4. Analysis and Results
Using the five measurements you will have to calculate the following quantities.
4.1 Velocity
First, calculate the time for the ball to leave the ramp and reach point A which is $t = \sqrt{2y/g}$.
Horizontal component of the acceleration of the ball $a_x=0$, so the horizontal velocity of the ball $ v_x = s/t$. The vertical velocity of the ball just before it hits the table at point A would be $ v_y = -gt = -\sqrt{2gh}$.
From the maximum height $h$, you can calculate the time it took for the marble to go from points A to B ($t'$). We know $h=gt'^2/4$ and therefore $t' = \sqrt{4h/g}$. So the horizontal velocity of the ball after leaving A would be $ v_x' = (s'-s)/t'$. And the vertical component of the velocity of the ball after it leaves point A is $ v_y' = g t' / 2 $.

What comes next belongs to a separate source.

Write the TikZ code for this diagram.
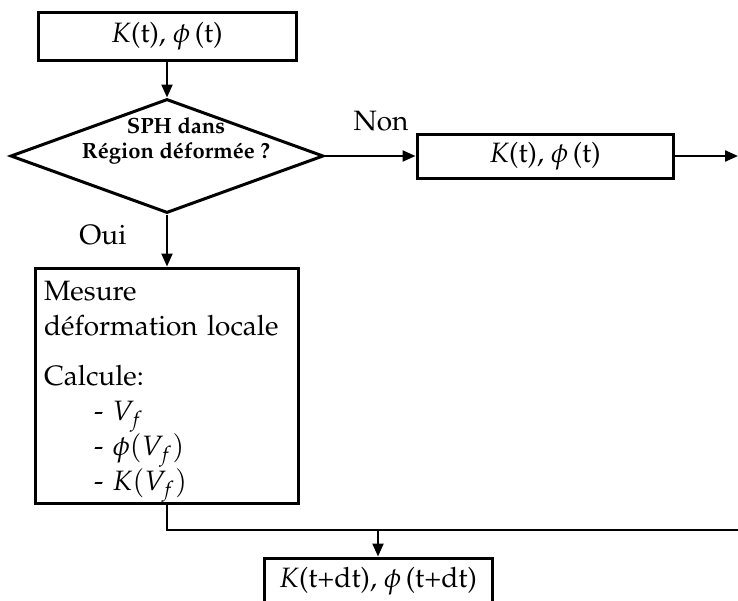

So the net velocity of the ball before it impacts at A is $v = \sqrt{v_x^2+v_y^2}$. And the net velocity of the ball after it impacts at A is $v' = \sqrt{v_x'^2+v_y'^2}$.
The angle of the trajectory before reaching A is $ \theta = \tan^{-1}(v_y/v_x) $ and after leaving A $ \theta' = \tan^{-1}(v_y'/v_x')$.
4.2 Kinetic energy
Kinetic energy of the ball before collision at point A
$$E = \frac{1}{2} mv^2.$$
Kinetic energy of the ball after collision at point A
$$E' = \frac{1}{2} mv'^2.$$
4.3 Momentum
Vertical component of the momentum before reaching A $P_y=mv_y$ and after leaving A $P'_y = mv'_y$.
Vertical component of the momentum before reaching A $P_x'=mv_x'$ and after leaving A $P'_x = mv'_x$.
So the net momentum before reaching A $p = mv$ and the net momentum after leaving A is $p' = mv'$.
4.4 Impulse
Vertical component of the impulse imparted on the ball by the table $J_y = p_y - p'_y$.
Horizontal component of the impulse imparted on the ball by the table $J_x = p_x - p'_x$.
5. Discussion and Conclusion
5.1 Discussion
Answer the following questions:
- What is the difference between systematic and stochastic error? Which errors in this experiment are systematic and which are stochastic?
- Why is $\delta s' > \delta h > \delta s$?
- Which velocity is greater, before reaching point A or after leaving A?
- Is the impulse positive or negative? Why?